Das österreichische Netz der Vertretungsbehörden im Ausland umfasst circa 106 Einrichtungen (ohne Honorarkonsulate).
So arbeiten zum Beispiel allein an der Ständigen Vertretung Österreichs in Brüssel rund 219 Mitarbeiter. Diese haben mehrheitlich auch das Privileg mehrwertsteuerfreie Einkäufe (unter anderem auch Autos) zu tätigen. Dies erscheint in einem europäischen Wirtschaftsraum zu dem die EU Länder, wie auch Österreich, gehören, als nicht mehr zeitgemäß.
Die Rechtsvorschriften der Gemeinschaft lassen die Mehrwert- und Verbrauchsteuerbefreiung im Rahmen von diplomatischen Privilegien gemäß den Regeln des Völkergewohnheitsrechts, das im Wiener Übereinkommen über diplomatische Beziehungen von 1961 festgelegt ist, zu. Die Gemeinschaft muß diese Regeln einhalten. (S. Urteil des Gerichtshofs der Europäischen Gemeinschaften vom 16. Juni 1998, Randnummer 45.)
Ebenso hat auch ein Diplomat aus einem EU-Land in Österreich, sei er nun im bilateralen oder im UN Status, mehrheitlich diese Privilegien.
Des weiteren sollten verwaltungs- und verwaltungsstrafrechtliche Privilegien ersatzlos fallen. Nicht einzusehen ist, dass Personen mit diplomatischen Status hier über dem Recht stehen. (Zum Beispiel Falschparken oder Ausnahmen beim Baurecht)
Es kann in der heutigen Zeit auch nicht sein, dass ein EU-Diplomat in Österreich mehr Rechte als ein gleichwertiger österreichischer Diplomat mit Dienstort im Inland hat.
Wenn die Mitgliedstaaten der EU sich darauf einigen, die einschlägigen Bestimmungen des Wiener Übereinkommens von 1961 untereinander nicht mehr anzuwenden, könnte eine völkerrechtskonforme Revision erfolgen.
Wir schnüren einerseits hoch dotierte Solidaritätspakete für die Rettung diverser EU-Länder, suchen jedoch andererseits nicht nach Möglichkeiten um gewisse Privilegien, welche Geld bringen würden, ohne jedoch die Betroffenen ob deren meist hohen weil internationalen Gehaltsstrukturen wirklich zu schädigen, abzuschaffen.

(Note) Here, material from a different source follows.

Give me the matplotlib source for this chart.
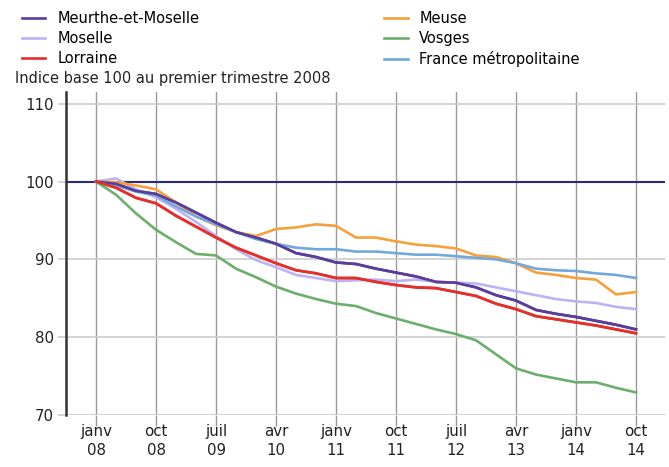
import numpy as np
import matplotlib.pyplot as plt

# quarterly index, base 100 = 2008 Q1 (2008Q1 .. 2014Q4)
meurthe = [100, 99.7, 98.8, 98.4, 97.3, 96.0, 94.7, 93.5, 92.8, 92.0, 90.8, 90.3, 89.6, 89.4,
           88.8, 88.3, 87.8, 87.1, 87.0, 86.4, 85.4, 84.7, 83.5, 83.0, 82.6, 82.1, 81.6, 81.0]
moselle = [100, 100.4, 99.0, 98.0, 96.5, 94.8, 93.0, 91.3, 89.9, 89.0, 88.0, 87.6, 87.2, 87.3,
           87.4, 87.2, 87.4, 87.1, 87.0, 86.9, 86.4, 85.9, 85.4, 84.9, 84.6, 84.4, 83.9, 83.6]
lorraine = [100, 99.2, 97.9, 97.2, 95.6, 94.2, 92.8, 91.5, 90.5, 89.5, 88.6, 88.2, 87.6, 87.6,
            87.1, 86.7, 86.4, 86.3, 85.8, 85.3, 84.3, 83.6, 82.7, 82.3, 81.9, 81.5, 81.0, 80.5]
meuse = [100, 99.9, 99.5, 99.0, 97.3, 95.5, 94.4, 93.5, 93.0, 93.9, 94.1, 94.5, 94.3, 92.8,
         92.8, 92.3, 91.9, 91.7, 91.4, 90.5, 90.3, 89.5, 88.3, 88.0, 87.6, 87.4, 85.5, 85.8]
vosges = [100, 98.3, 95.9, 93.8, 92.2, 90.7, 90.5, 88.8, 87.7, 86.5, 85.6, 84.9, 84.3, 84.0,
          83.1, 82.4, 81.7, 81.0, 80.4, 79.6, 77.8, 76.0, 75.2, 74.7, 74.2, 74.2, 73.5, 72.9]
france = [100, 99.5, 98.7, 98.2, 96.8, 95.5, 94.5, 93.5, 92.6, 92.0, 91.5, 91.3, 91.3, 91.0,
          91.0, 90.8, 90.6, 90.6, 90.4, 90.2, 90.0, 89.5, 88.8, 88.6, 88.5, 88.2, 88.0, 87.6]

tick_labels = ['janv\n08', 'oct\n08', 'juil\n09', 'avr\n10', 'janv\n11',
               'oct\n11', 'juil\n12', 'avr\n13', 'janv\n14', 'oct\n14']

series = [
    ('Meurthe-et-Moselle', meurthe, '#5a3d9a'),
    ('Moselle', moselle, '#bcb4f2'),
    ('Lorraine', lorraine, '#e2302c'),
    ('Meuse', meuse, '#f6a03c'),
    ('Vosges', vosges, '#6cae6c'),
    ('France métropolitaine', france, '#72a9da'),
]

plt.rcParams['font.family'] = 'DejaVu Sans'

fig = plt.figure(figsize=(6.69, 4.67), dpi=100)
ax = fig.add_axes([0.0987, 0.1113, 0.8953, 0.6917])
ax.set_axisbelow(True)

x = np.arange(len(meurthe))
ax.axhline(100, color='#2b2b7c', lw=1.5, zorder=2)
for name, vals, col in series:
    ax.plot(x, vals, color=col, lw=1.9, label=name, zorder=3)
# the two dark ones sit on top in the original
ax.plot(x, meurthe, color='#5a3d9a', lw=1.9, zorder=4)
ax.plot(x, lorraine, color='#e2302c', lw=1.9, zorder=4)

ax.set_xlim(-1.5, 28.45)
ax.set_ylim(70, 111.5)
ax.set_xticks(np.arange(0, 28, 3))
ax.set_xticklabels(tick_labels, fontsize=10.8, color='#222222', linespacing=1.35)
ax.set_yticks([70, 80, 90, 100, 110])
ax.set_yticklabels(['70', '80', '90', '100', '110'], fontsize=10.8, color='#222222')

ax.grid(axis='x', color='#9a9a9a', lw=1.0)
ax.grid(axis='y', color='#cccccc', lw=1.2)
ax.tick_params(axis='x', length=8, color='#9a9a9a', width=1.0, pad=-1.5)
ax.tick_params(axis='y', length=6, color='#cccccc', width=1.2, pad=3)
for s in ['top', 'right', 'bottom']:
    ax.spines[s].set_visible(False)
ax.spines['left'].set_color('#333333')
ax.spines['left'].set_linewidth(1.8)

fig.text(0.022, 0.831, 'Indice base 100 au premier trimestre 2008', fontsize=10.5,
         color='#222222', va='center')

fig.legend(loc='upper left', bbox_to_anchor=(0.02, 0.995), ncol=2, frameon=False,
           fontsize=10.5, handlelength=1.6, handletextpad=0.8, columnspacing=12.7,
           labelspacing=0.34, borderaxespad=0.2)

fig.savefig('out.png', dpi=100)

In diesem Zusammenhang richten die unterfertigten Abgeordneten an den Bundesminister für europäische und internationale Angelegenheiten nachstehende
Anfrage:
1. Wieviele diplomatische Legitimationen wurden seitens Ihres Ressorts für Diplomaten und Angehörige internationaler und bilateraler Organisationen mit Nutzung von Privilegien im Bereich Steuern, Verwaltung- und Verwaltungsstrafrecht derzeit in Österreich gültig ausgestellt?
2. Wie gliedert sich die Anzahl der Legitimationen nach nachstehenden Kategorien: Diplomat mit oder ohne führende Funktion, diplomatische Mitarbeiter, deren Ehepartner, deren Kinder und diplomatische Hausangestellte?

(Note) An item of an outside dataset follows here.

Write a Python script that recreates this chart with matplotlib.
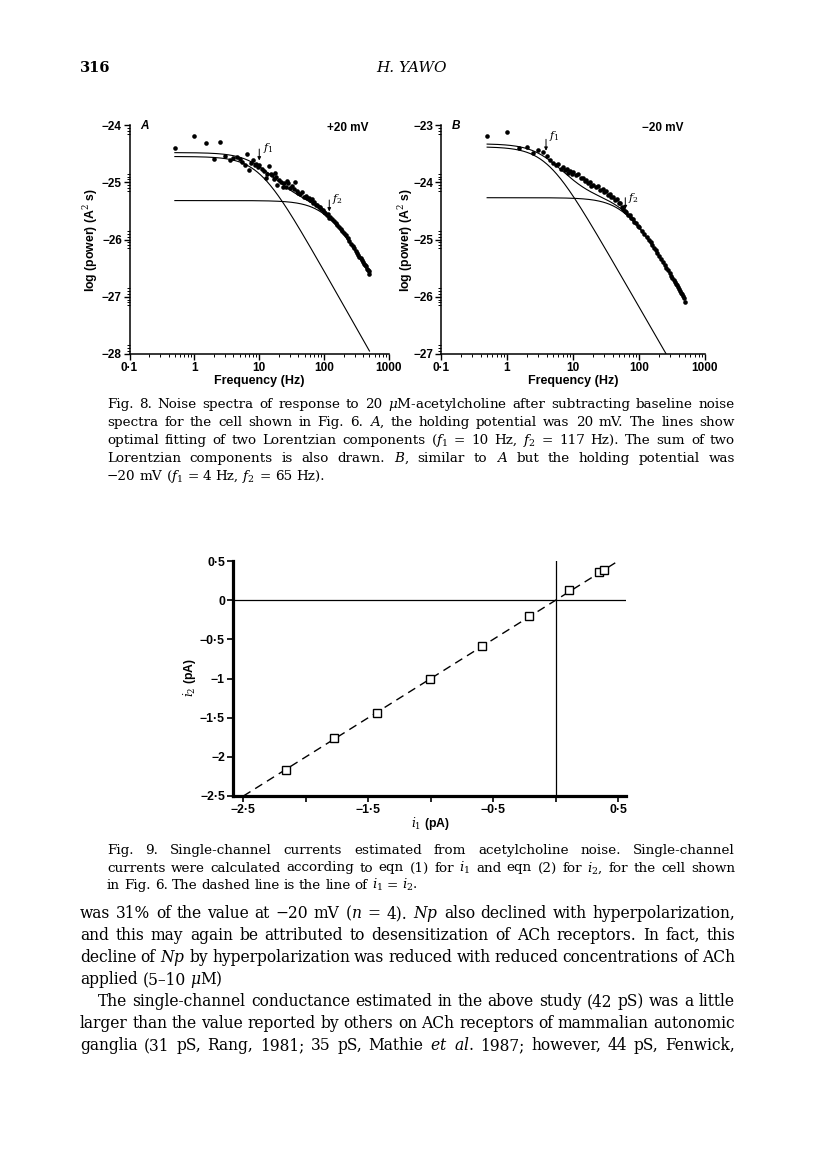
import matplotlib
matplotlib.use("Agg")
import matplotlib.pyplot as plt
import numpy as np
from matplotlib.ticker import FixedLocator, NullFormatter

plt.rcParams["font.family"] = "sans-serif"
plt.rcParams["font.sans-serif"] = ["Liberation Sans", "DejaVu Sans"]
plt.rcParams["mathtext.fontset"] = "dejavuserif"

W, H = 816, 1170

# === Fig. 8 data ===
# A: +20 mV, Lorentzian fit f1 = 10 Hz, f2 = 117 Hz
A_freq = [0.5, 1.0, 1.5, 2.0, 2.5, 3.0, 3.5, 4.0, 4.5, 5.0, 5.5, 6.0, 6.5, 7.0, 7.5,
          8.0, 8.5, 9.0, 9.5, 10, 11, 12, 12.5, 13, 14, 15, 16, 17, 17.5, 18, 19, 20,
          22, 23, 24, 26, 27, 28, 30, 32, 34, 36, 38, 40, 43, 46, 49, 52, 55, 58, 61,
          64, 67, 70, 74, 78, 82, 86, 90, 95, 100, 105, 110, 115, 120, 125, 130, 140,
          150, 160, 170, 180, 190, 200, 215, 230, 245, 260, 275, 290, 305, 320, 335,
          350, 365, 380, 395, 410, 425, 440, 455, 470, 485, 500]
A_logp = [-24.41, -24.19, -24.32, -24.59, -24.30, -24.55, -24.62, -24.58, -24.56, -24.60,
          -24.64, -24.70, -24.51, -24.78, -24.66, -24.62, -24.70, -24.68, -24.74, -24.69,
          -24.76, -24.80, -24.92, -24.86, -24.72, -24.85, -24.88, -24.95, -24.84, -24.90,
          -25.05, -24.96, -25.00, -25.08, -25.02, -25.08, -24.98, -25.01, -25.10, -25.06,
          -25.12, -25.00, -25.15, -25.18, -25.20, -25.17, -25.25, -25.24, -25.28, -25.27,
          -25.31, -25.30, -25.36, -25.35, -25.40, -25.39, -25.44, -25.43, -25.47, -25.48,
          -25.52, -25.53, -25.57, -25.56, -25.62, -25.60, -25.65, -25.68, -25.72, -25.75,
          -25.79, -25.82, -25.85, -25.89, -25.93, -25.98, -26.03, -26.07, -26.11, -26.15,
          -26.20, -26.23, -26.27, -26.30, -26.33, -26.36, -26.39, -26.42, -26.45, -26.47,
          -26.51, -26.53, -26.55, -26.60]
A_s1, A_f1 = -24.55, 10.0
A_s2, A_f2 = -25.32, 117.0

# B: -20 mV, Lorentzian fit f1 = 4 Hz, f2 = 65 Hz
B_freq = [0.5, 1.0, 1.5, 2.0, 2.5, 3.0, 3.5, 4.0, 4.5, 5.0, 5.5, 6.0, 6.5, 7.0, 7.5,
          8.0, 8.5, 9.0, 9.5, 10, 11, 12, 13, 14, 15, 16, 17, 18, 19, 20, 22, 24, 26,
          28, 30, 32, 34, 36, 38, 40, 43, 46, 49, 52, 55, 58, 61, 64, 68, 72, 76, 80,
          85, 90, 95, 100, 110, 120, 130, 140, 150, 160, 170, 180, 190, 200, 215, 230,
          245, 260, 275, 290, 305, 320, 335, 350, 365, 380, 395, 410, 425, 440, 455,
          470, 485, 500]
B_logp = [-23.19, -23.13, -23.41, -23.38, -23.49, -23.44, -23.47, -23.55, -23.62, -23.66,
          -23.70, -23.68, -23.76, -23.74, -23.79, -23.77, -23.83, -23.80, -23.85, -23.82,
          -23.88, -23.86, -23.93, -23.92, -23.98, -23.96, -24.02, -24.00, -24.06, -24.04,
          -24.09, -24.07, -24.13, -24.12, -24.17, -24.16, -24.22, -24.20, -24.26, -24.25,
          -24.31, -24.30, -24.37, -24.37, -24.44, -24.46, -24.51, -24.52, -24.57, -24.58,
          -24.63, -24.65, -24.70, -24.72, -24.76, -24.78, -24.85, -24.91, -24.95, -25.01,
          -25.05, -25.10, -25.15, -25.19, -25.24, -25.28, -25.34, -25.40, -25.45, -25.50,
          -25.54, -25.59, -25.63, -25.67, -25.70, -25.74, -25.77, -25.80, -25.83, -25.87,
          -25.90, -25.93, -25.96, -25.99, -26.02, -26.10]
B_s1, B_f1 = -23.38, 4.0
B_s2, B_f2 = -24.27, 65.0

freq_ticks = [0.1, 1, 10, 100, 1000]
freq_labels = ["0·1", "1", "10", "100", "1000"]

# === Fig. 9 data ===
i1 = [-2.162, -1.775, -1.433, -1.006, -0.588, -0.214, 0.109, 0.347, 0.387]
i2 = [-2.17, -1.76, -1.44, -1.00, -0.587, -0.204, 0.128, 0.354, 0.383]
i_ticks = [-2.5, -2.0, -1.5, -1.0, -0.5, 0.0, 0.5]
i1_labels = ["−2·5", "", "−1·5", "", "−0·5", "", "0·5"]
i2_labels = ["−2·5", "−2", "−1·5", "−1", "−0·5", "0", "0·5"]

fig = plt.figure(figsize=(W / 100, H / 100), dpi=100)


def px_rect(x0, y0, x1, y1):
    return [x0 / W, 1 - y1 / H, (x1 - x0) / W, (y1 - y0) / H]


def lorentz(f, s, fc):
    return s - np.log10(1 + (f / fc) ** 2)


def spectrum_panel(rect, freq, logp, s1, f1, s2, f2, ylo, letter, mv, arrows):
    ax = fig.add_axes(px_rect(*rect))
    ax.set_xscale("log")
    ax.set_xlim(0.1, 1000)
    ax.set_ylim(ylo, ylo + 4)
    for s in ("top", "right"):
        ax.spines[s].set_visible(False)
    for s in ("left", "bottom"):
        ax.spines[s].set_linewidth(1.1)

    # fitted Lorentzian components and their sum
    f = np.logspace(np.log10(0.5), np.log10(500), 300)
    c1 = lorentz(f, s1, f1)
    c2 = lorentz(f, s2, f2)
    tot = np.log10(10 ** c1 + 10 ** c2)
    for curve in (c1, c2, tot):
        ax.plot(f, curve, color="k", lw=0.8)
    ax.plot(freq, logp, "o", color="k", ms=3.3, mew=0)

    ax.set_xticks(freq_ticks)
    ax.set_xticklabels(freq_labels)
    ax.xaxis.set_minor_locator(FixedLocator(
        [k * 10.0 ** e for e in range(-1, 3) for k in range(2, 10)]))
    ax.xaxis.set_minor_formatter(NullFormatter())
    yt = list(range(int(ylo), int(ylo) + 5))
    ax.set_yticks(yt)
    ax.set_yticklabels(["−%d" % abs(v) for v in yt])
    ax.yaxis.set_minor_locator(FixedLocator(
        [v + d for v in yt for d in (-0.15, -0.1, -0.05, 0.05, 0.1, 0.15)
         if ylo <= v + d <= ylo + 4]))
    ax.tick_params(which="major", direction="out", length=4, width=1.0, pad=1.5,
                   labelsize=8.5)
    ax.tick_params(which="minor", direction="out", length=2, width=0.7)
    for lab in ax.get_xticklabels() + ax.get_yticklabels():
        lab.set_fontweight("bold")

    ax.text(0.04, 0.995, letter, transform=ax.transAxes, fontsize=8.5,
            fontweight="bold", style="italic", va="center", ha="left")
    ax.text(0.84, 0.985, mv, transform=ax.transAxes, fontsize=8.5,
            fontweight="bold", va="center", ha="center")

    for fx, tip, name, lx, ly in arrows:
        ax.annotate("", xy=(fx, tip), xytext=(fx, tip + 0.2),
                    arrowprops=dict(arrowstyle="-|>", lw=0.7, color="k",
                                    mutation_scale=5, shrinkA=0, shrinkB=0))
        ax.text(lx, ly, name, fontsize=8, ha="left", va="center")
    return ax


axA = spectrum_panel((129.5, 125, 389, 354), A_freq, A_logp, A_s1, A_f1, A_s2, A_f2,
                     -28, "A", "+20 mV",
                     [(10, -24.62, "$f_1$", 11.5, -24.40),
                      (120, -25.51, "$f_2$", 130, -25.29)])
axB = spectrum_panel((441, 125, 705, 354), B_freq, B_logp, B_s1, B_f1, B_s2, B_f2,
                     -27, "B", "−20 mV",
                     [(3.9, -23.45, "$f_1$", 4.4, -23.20),
                      (62, -24.47, "$f_2$", 68, -24.27)])

for x, cx in ((91, 259), (406, 573)):
    fig.text(x / W, 1 - 240 / H, "log (power) (A$^2$ s)", rotation=90, fontsize=8.8,
             fontweight="bold", ha="center", va="center")
    fig.text(cx / W, 1 - 381 / H, "Frequency (Hz)", fontsize=9, fontweight="bold",
             ha="center", va="center")

# === Fig. 9 ===
ax9 = fig.add_axes(px_rect(233.3, 561, 626.3, 796))
ax9.set_xlim(-2.581, 0.565)
ax9.set_ylim(-2.5, 0.5)
for s in ("top", "right"):
    ax9.spines[s].set_visible(False)
for s in ("left", "bottom"):
    ax9.spines[s].set_linewidth(2.3)
ax9.axhline(0, color="k", lw=0.9)
ax9.axvline(0, color="k", lw=0.9)
ax9.plot([-2.5, 0.6], [-2.5, 0.6], color="k", lw=1.0, dashes=(6, 4))
ax9.plot(i1, i2, "s", ms=6, mfc="white", mec="k", mew=1.0)
ax9.set_xticks(i_ticks)
ax9.set_xticklabels(i1_labels)
ax9.set_yticks(i_ticks)
ax9.set_yticklabels(i2_labels)
ax9.tick_params(direction="out", length=4, width=1.2, pad=2, labelsize=8.8)
for lab in ax9.get_xticklabels() + ax9.get_yticklabels():
    lab.set_fontweight("bold")
fig.text(430 / W, 1 - 823 / H, "$i_1$ (pA)", fontsize=8.8, fontweight="bold",
         ha="center", va="center")
fig.text(190 / W, 1 - 678 / H, "$i_2$ (pA)", fontsize=8.8, fontweight="bold",
         rotation=90, ha="center", va="center")

# === page text ===
renderer = fig.canvas.get_renderer()


def text_line(x0, x1, y, line, size, justify=True):
    words = line.split(" ")
    ts = [fig.text(0, 1 - y / H, w, fontsize=size, family="DejaVu Serif",
                   va="baseline", ha="left") for w in words]
    ws = [t.get_window_extent(renderer).width for t in ts]
    gap = size * 0.3 * 100 / 72
    if justify and len(words) > 1:
        gap = max((x1 - x0 - sum(ws)) / (len(words) - 1), 2.0)
    x = x0
    for t, w in zip(ts, ws):
        t.set_x(x / W)
        x += w + gap


fig.text(80 / W, 1 - 72 / H, "316", fontsize=10.5, family="DejaVu Serif",
         fontweight="bold", va="baseline")
fig.text(411 / W, 1 - 72 / H, "H. YAWO", fontsize=11, family="DejaVu Serif",
         style="italic", ha="center", va="baseline")

cap8 = [
    "Fig. 8. Noise spectra of response to 20 $\\mu$M-acetylcholine after subtracting baseline noise",
    "spectra for the cell shown in Fig. 6. $A$, the holding potential was 20 mV. The lines show",
    "optimal fitting of two Lorentzian components ($f_1$ = 10 Hz, $f_2$ = 117 Hz). The sum of two",
    "Lorentzian components is also drawn. $B$, similar to $A$ but the holding potential was",
    "−20 mV ($f_1$ = 4 Hz, $f_2$ = 65 Hz).",
]
for k, line in enumerate(cap8):
    text_line(107, 735, 408 + 18 * k, line, 9.7, justify=k < len(cap8) - 1)

cap9 = [
    "Fig. 9. Single-channel currents estimated from acetylcholine noise. Single-channel",
    "currents were calculated according to eqn (1) for $i_1$ and eqn (2) for $i_2$, for the cell shown",
    "in Fig. 6. The dashed line is the line of $i_1$ = $i_2$.",
]
for k, line in enumerate(cap9):
    text_line(107, 735, 854 + 17.5 * k, line, 9.7, justify=k < len(cap9) - 1)

body = [
    (80, "was 31% of the value at −20 mV ($n$ = 4). $Np$ also declined with hyperpolarization,", True),
    (80, "and this may again be attributed to desensitization of ACh receptors. In fact, this", True),
    (80, "decline of $Np$ by hyperpolarization was reduced with reduced concentrations of ACh", True),
    (80, "applied (5–10 $\\mu$M)", False),
    (98, "The single-channel conductance estimated in the above study (42 pS) was a little", True),
    (80, "larger than the value reported by others on ACh receptors of mammalian autonomic", True),
    (80, "ganglia (31 pS, Rang, 1981; 35 pS, Mathie $et$ $al.$ 1987; however, 44 pS, Fenwick,", True),
]
for k, (x0, line, just) in enumerate(body):
    text_line(x0, 735, 918 + 22 * k, line, 11.2, justify=just)

fig.savefig("out.png", dpi=100)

3. Wieviele derartige Legitimationen sind in Analogie für österreichische Diplomaten und Beamte im Inland ausgestellt?
4. Wieviele derartige Legitimationen sind in Analogie für österreichische Diplomaten und Beamte im nicht EU- Ausland ausgestellt?
5. Wieviele derartige Legitimationen sind in Analogie für österreichische Diplomaten und Beamte im EU-Raum ausgestellt?
6. Wieviele derartige Legitimationen sind in Analogie für österreichische Diplomaten und Beamte bei internationalen Organisationen ausgestellt?
7. Wieviele "Delikte" im verwaltungsstrafrechtlichen Sinn konnten aufgrund derartiger Legitimationen basierend auf direkte Abfragen des BMI beim BMEIA -nach Jahren aufgeschlüsselt- in den Jahren 2008-2010 nicht weiterverfolgt werden?
8. Wieviele "Verstöße" im baurechtlichen Sinn konnten aufgrund derartiger Legitimationen basierend auf direkte Abfragen der Baubehörden beim BMEIA -nach Jahren aufgeschlüsselt- in den Jahren 2008-2010 nicht weiterverfolgt werden?
9. Welcher geschätzte Steuerentfall im Inland ist der Republik Österreich durch Inanspruchnahme von Steuerprivilegien durch Diplomaten/Beamte in den Jahren 2008 bis 2010 nach Rückfrage mit dem BMF entstanden?
10. Welcher geschätzte Steuervorteil ist der Republik Österreich durch Inanspruchnahme von Steuerprivilegien durch österreichische Diplomaten/Beamte im Ausland in den Jahren 2008 bis 2010 entstanden?